The Impact of the Central Banks on the Forex Market

  1. Through monetary policy, domestic interest rates and inflation are adjusted, affecting the supply, demand and purchasing power of the domestic currency, which in turn affects the exchange rate of the domestic currency against foreign exchange.

  2. Through the management of foreign exchange reserves, the supply, demand and price of foreign exchange are adjusted, and the exchange rate of the domestic currency against foreign exchange is affected. The central bank can increase or decrease the circulation of domestic currency by selling or buying foreign exchange, thereby maintaining or adjusting the exchange rate of the domestic currency.

  3. Through foreign exchange control and supervision, regulate and supervise the foreign exchange trading activities of financial institutions and individuals, and prevent and deal with foreign exchange risks and crises. The central bank can affect the cost and efficiency of foreign exchange transactions by setting limits, tax rates, reporting systems and other measures for foreign exchange transactions, thereby affecting the supply, demand and price of the foreign exchange market.

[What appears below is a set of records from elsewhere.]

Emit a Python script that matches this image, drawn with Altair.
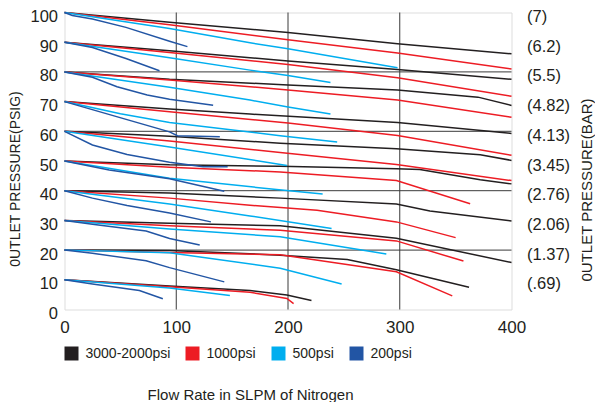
import altair as alt
import pandas as pd

FONT = "Liberation Sans"

SERIES = ["3000-2000psi", "1000psi", "500psi", "200psi"]
COLORS = ["#231f20", "#ed1c24", "#00aeef", "#2255a4"]

PSIG_TICKS = [0, 10, 20, 30, 40, 50, 60, 70, 80, 90, 100]
BAR_VALUES = [100, 90, 80, 70, 60, 50, 40, 30, 20, 10]
BAR_LABELS = ["(7)", "(6.2)", "(5.5)", "(4.82)", "(4.13)", "(3.45)", "(2.76)", "(2.06)", "(1.37)", "(.69)"]
FLOW_TICKS = [0, 100, 200, 300, 400]
GRID_FLOW = [100, 200, 300]
GRID_PSIG = [20, 40, 60, 80]

# 3000-2000psi (black), one curve per set pressure 100..10 psig
BLACK_X = [
    [0, 94, 200, 298, 400],
    [0, 94, 166, 200, 298, 400],
    [0, 94, 200, 298, 370, 400],
    [0, 94, 166, 298, 400],
    [0, 94, 193, 297, 372, 400],
    [0, 94, 193, 297, 318, 372, 400],
    [0, 94, 193, 297, 327, 400],
    [0, 94, 193, 297, 400],
    [0, 94, 193, 253, 297, 362],
    [0, 94, 166, 199, 221],
]
BLACK_Y = [
    [100, 96.7, 93.3, 89.5, 86.1],
    [90, 87.1, 84.8, 83.7, 80.8, 77.5],
    [80, 77.5, 75.6, 73.9, 71.5, 68.7],
    [70, 67.5, 65.8, 63.0, 59.3],
    [60, 58.3, 56.0, 54.1, 52.1, 50.2],
    [50, 48.7, 48.2, 47.4, 47.1, 43.7, 42.3],
    [40, 39.2, 37.5, 35.5, 33.2, 29.8],
    [30, 29.0, 28.2, 24.0, 15.8],
    [20, 19.9, 18.3, 16.8, 13.4, 7.5],
    [10, 7.9, 6.4, 4.9, 3.0],
]

# 1000psi (red)
RED_X = [
    [0, 94, 200, 298, 400],
    [0, 94, 200, 298, 400],
    [0, 94, 200, 298, 400],
    [0, 94, 200, 298, 400],
    [0, 94, 193, 297, 400],
    [0, 94, 193, 297, 363],
    [0, 94, 166, 226, 297, 350],
    [0, 94, 193, 297, 357],
    [0, 94, 193, 297, 347],
    [0, 94, 166, 199, 205],
]
RED_Y = [
    [100, 95.9, 90.8, 86.4, 81.0],
    [90, 86.5, 82.5, 78.0, 71.8],
    [80, 77.3, 73.9, 70.5, 64.7],
    [70, 66.6, 62.8, 58.6, 51.9],
    [60, 56.7, 52.9, 48.8, 43.4],
    [50, 47.9, 46.3, 43.4, 35.6],
    [40, 37.5, 35.1, 33.4, 29.5, 24.2],
    [30, 28.2, 26.7, 23.1, 16.3],
    [20, 19.2, 18.4, 12.7, 4.6],
    [10, 7.7, 5.8, 3.7, 2.0],
]

# 500psi (cyan)
CYAN_X = [
    [0, 94, 166, 200, 298],
    [0, 94, 166, 200, 238],
    [0, 94, 166, 200, 238],
    [0, 50, 94, 193, 244],
    [0, 94, 199],
    [0, 94, 192, 231],
    [0, 94, 166, 239],
    [0, 94, 193, 288],
    [0, 94, 193, 248],
    [0, 94, 148],
]
CYAN_Y = [
    [100, 94.6, 89.8, 87.8, 81.4],
    [90, 84.8, 80.6, 78.8, 76.4],
    [80, 74.8, 70.5, 68.2, 65.8],
    [70, 65.9, 63.0, 58.5, 56.4],
    [60, 54.7, 48.5],
    [50, 44.2, 40.3, 38.9],
    [40, 35.5, 31.5, 27.3],
    [30, 27.1, 24.5, 18.7],
    [20, 19.1, 13.9, 8.6],
    [10, 7.2, 4.7],
]

# 200psi (blue)
BLUE_X = [
    [0, 7, 25, 55, 94, 110],
    [0, 25, 55, 85],
    [0, 25, 47, 74, 94, 133],
    [0, 94, 101, 139],
    [0, 25, 56, 94, 124, 146],
    [0, 40, 94, 143],
    [0, 25, 56, 94, 131],
    [0, 25, 73, 94, 121],
    [0, 25, 73, 94, 143],
    [0, 25, 67, 88],
]
BLUE_Y = [
    [100, 99.0, 97.8, 95.0, 90.3, 88.5],
    [90, 88.2, 84.5, 80.4],
    [80, 78.2, 75.0, 72.2, 70.8, 68.8],
    [70, 59.8, 58.5, 58.2],
    [60, 55.4, 52.2, 49.6, 48.1, 48.1],
    [50, 47.0, 44.0, 39.8],
    [40, 37.5, 35.0, 32.5, 29.5],
    [30, 28.7, 26.4, 23.9, 21.7],
    [20, 18.9, 16.4, 14.1, 9.3],
    [10, 8.6, 6.4, 3.6],
]

rows = []
for name, xs_all, ys_all in zip(
    SERIES, [BLACK_X, RED_X, CYAN_X, BLUE_X], [BLACK_Y, RED_Y, CYAN_Y, BLUE_Y]
):
    for g, (xs, ys) in enumerate(zip(xs_all, ys_all)):
        for i, (x, y) in enumerate(zip(xs, ys)):
            rows.append({"series": name, "curve": f"{name}-{g}", "i": i, "flow": x, "psig": y})
df = pd.DataFrame(rows)

xscale = alt.Scale(domain=[0, 400], nice=False, zero=False)
yscale = alt.Scale(domain=[0, 100], nice=False, zero=False)

bar_expr = " : ".join(
    f"datum.value == {v} ? '{lab}'" for v, lab in zip(BAR_VALUES, BAR_LABELS)
) + " : ''"

x_axis = alt.Axis(
    values=FLOW_TICKS, grid=False, ticks=False, domain=False,
    labelFontSize=17, labelPadding=10, labelColor="#231f20",
    labelFont=FONT, labelFlush=False,
    title="Flow Rate in SLPM of Nitrogen", titleFont=FONT,
    titleFontSize=15, titleFontWeight="normal", titleColor="#231f20",
    titleX=185.5, titleY=85, titleAlign="center", titleBaseline="middle",
)

vgrid = alt.Chart(pd.DataFrame({"flow": GRID_FLOW})).mark_rule(
    color="#3a3a3a", strokeWidth=1
).encode(x=alt.X("flow:Q", scale=xscale, axis=x_axis))

hgrid = alt.Chart(pd.DataFrame({"psig": GRID_PSIG})).mark_rule(
    color="#3a3a3a", strokeWidth=1
).encode(y=alt.Y("psig:Q", scale=yscale, axis=None))

lines = alt.Chart(df).mark_line(strokeWidth=1.5).encode(
    x=alt.X("flow:Q", scale=xscale, axis=x_axis),
    y=alt.Y(
        "psig:Q",
        scale=yscale,
        axis=alt.Axis(
            orient="left", values=PSIG_TICKS, grid=False, ticks=False, domain=False,
            labelFontSize=16.5, labelPadding=7, labelColor="#231f20", labelFont=FONT,
            labelFlush=False, labelOffset=4,
            title="0UTLET PRESSURE(PSIG)", titleFont=FONT, titleFontSize=14,
            titleFontWeight="normal", titleColor="#231f20",
            titleAngle=270, titleX=-49, titleY=166, titleAlign="center",
            titleBaseline="middle",
        ),
    ),
    color=alt.Color(
        "series:N",
        scale=alt.Scale(domain=SERIES, range=COLORS),
        legend=alt.Legend(
            title=None, orient="none", legendX=0, legendY=334,
            direction="horizontal", columns=4, symbolType="square",
            symbolSize=16, symbolStrokeWidth=10, symbolOpacity=1,
            labelFontSize=14, labelFont=FONT, labelColor="#231f20",
            labelOffset=7, columnPadding=0, padding=0,
        ),
    ),
    detail="curve:N",
    order="i:Q",
)

right_axis = alt.Chart(pd.DataFrame({"bar": BAR_VALUES})).mark_point(opacity=0).encode(
    y=alt.Y(
        "bar:Q",
        scale=yscale,
        axis=alt.Axis(
            orient="right", values=BAR_VALUES, grid=False, ticks=False, domain=False,
            labelExpr=bar_expr, labelFontSize=16.5, labelPadding=15, labelColor="#231f20",
            labelFont=FONT, labelFlush=False, labelOffset=4,
            title="0UTLET PRESSURE(BAR)", titleFont=FONT, titleFontSize=15,
            titleFontWeight="normal", titleColor="#231f20",
            titleAngle=270, titleX=75, titleY=177, titleAlign="center",
            titleBaseline="middle",
        ),
    )
)

chart = (
    alt.layer(vgrid, hgrid, lines, right_axis)
    .resolve_axis(y="independent")
    .properties(
        width=447,
        height=297,
        autosize=alt.AutoSizeParams(type="none"),
        padding={"left": 56.5, "top": 4.5, "right": 83.5, "bottom": 92},
    )
    .configure_view(stroke="#6d6d6d", strokeWidth=1.2)
    .configure(background="white")
)

chart.save("out.html", embed_options={"renderer": "svg", "actions": False})
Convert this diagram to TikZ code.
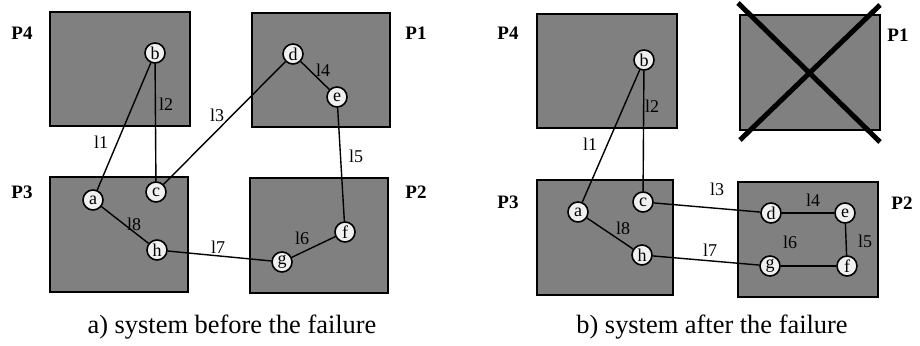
\documentclass[tikz,border=0pt]{standalone}
\usepackage{fontspec}
\setmainfont{Liberation Serif}
\usetikzlibrary{positioning}

\begin{document}
\begin{tikzpicture}[x=0.5pt,y=-0.5pt,
		proc/.style={draw=black,line width=0.7pt,fill=black!50},
		nd/.style={circle,draw=black,line width=0.8pt,fill=black!6,minimum size=10pt,inner sep=0pt,font=\fontsize{9}{9}\selectfont},
		plab/.style={font=\fontsize{9.5}{10}\selectfont\bfseries},
		lab/.style={font=\fontsize{9}{10}\selectfont,inner sep=0pt},
		link/.style={line width=0.7pt},
		capt/.style={font=\fontsize{13.2}{15}\selectfont}]
		\useasboundingbox (0,0) rectangle (920,346);
		% a) before the failure
		\path[proc] (50,12) rectangle (190,126);
		\path[proc] (252,13) rectangle (390,127);
		\path[proc] (50,177) rectangle (188,292);
		\path[proc] (250,178) rectangle (388,293);
		\node[plab] (LP4) at (22,33) {P4};
		\node[plab] (LP1) at (416,33) {P1};
		\node[plab] (LP3) at (22,192) {P3};
		\node[plab] (LP2) at (416,192) {P2};
		\node[nd] (La) at (93,200) {a};
		\node[nd] (Lb) at (155,53) {b};
		\node[nd] (Lc) at (156,192) {c};
		\node[nd] (Ld) at (293,54) {d};
		\node[nd] (Le) at (337,97) {e};
		\node[nd] (Lf) at (345,232) {f};
		\node[nd] (Lg) at (282,262) {g};
		\node[nd] (Lh) at (157,250) {h};
		\draw[link] (Lb) -- (La);
		\draw[link] (Lb) -- (Lc);
		\draw[link] (Lc) -- (Ld);
		\draw[link] (Ld) -- (Le);
		\draw[link] (Le) -- (Lf);
		\draw[link] (Lf) -- (Lg);
		\draw[link] (Lg) -- (Lh);
		\draw[link] (Lh) -- (La);
		\node[lab] (Ll1) at (101,142) {l1};
		\node[lab] (Ll2) at (166,104) {l2};
		\node[lab] (Ll3) at (217,115) {l3};
		\node[lab] (Ll4) at (323,70) {l4};
		\node[lab] (Ll5) at (356,156) {l5};
		\node[lab] (Ll6) at (302,238) {l6};
		\node[lab] (Ll7) at (218,247) {l7};
		\node[lab] (Ll8) at (134,224) {l8};
		\node[capt] (capa) at (232,327) {a) system before the failure};
		% b) after the failure
		\path[proc] (537,14) rectangle (677,128);
		\path[proc] (740,15) rectangle (880,130);
		\path[proc] (537,180) rectangle (673,295);
		\path[proc] (738,182) rectangle (878,297);
		\draw[line width=2.5pt] (738,3) -- (880,142);
		\draw[line width=2.5pt] (880,5) -- (740,140);
		\node[plab] (RP4) at (508,33) {P4};
		\node[plab] (RP1) at (898,35) {P1};
		\node[plab] (RP3) at (508,202) {P3};
		\node[plab] (RP2) at (902,203) {P2};
		\node[nd] (Ra) at (578,212) {a};
		\node[nd] (Rb) at (644,60) {b};
		\node[nd] (Rc) at (643,202) {c};
		\node[nd] (Rd) at (771,213) {d};
		\node[nd] (Re) at (845,213) {e};
		\node[nd] (Rf) at (847,266) {f};
		\node[nd] (Rg) at (770,266) {g};
		\node[nd] (Rh) at (642,255) {h};
		\draw[link] (Rb) -- (Ra);
		\draw[link] (Rb) -- (Rc);
		\draw[link] (Rc) -- (Rd);
		\draw[link] (Rd) -- (Re);
		\draw[link] (Re) -- (Rf);
		\draw[link] (Rf) -- (Rg);
		\draw[link] (Rg) -- (Rh);
		\draw[link] (Rh) -- (Ra);
		\node[lab] (Rl1) at (590,144) {l1};
		\node[lab] (Rl2) at (652,106) {l2};
		\node[lab] (Rl3) at (717,189) {l3};
		\node[lab] (Rl4) at (813,200) {l4};
		\node[lab] (Rl5) at (865,241) {l5};
		\node[lab] (Rl6) at (790,242) {l6};
		\node[lab] (Rl7) at (710,250) {l7};
		\node[lab] (Rl8) at (623,228) {l8};
		\node[capt] (capb) at (712,327) {b) system after the failure};
	\end{tikzpicture}
\end{document}
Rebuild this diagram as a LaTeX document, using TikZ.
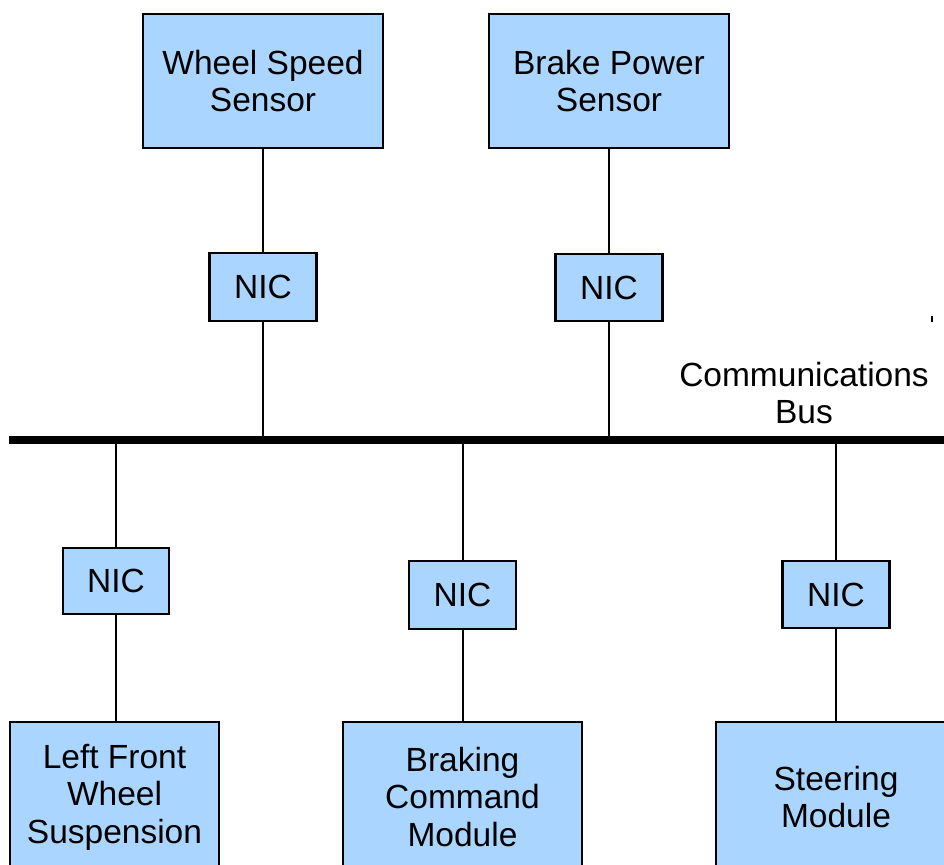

  4. Promote and maintain international financial stability by participating in international financial cooperation, coordinating and negotiating foreign exchange policies with other countries or regions. The central bank can influence the international financial order and rules by participating in international financial organizations and agreements, such as the International Monetary Fund (IMF), Special Drawing Rights (SDR), Bretton Woods System, etc., thereby affecting the development and changes of the foreign exchange market.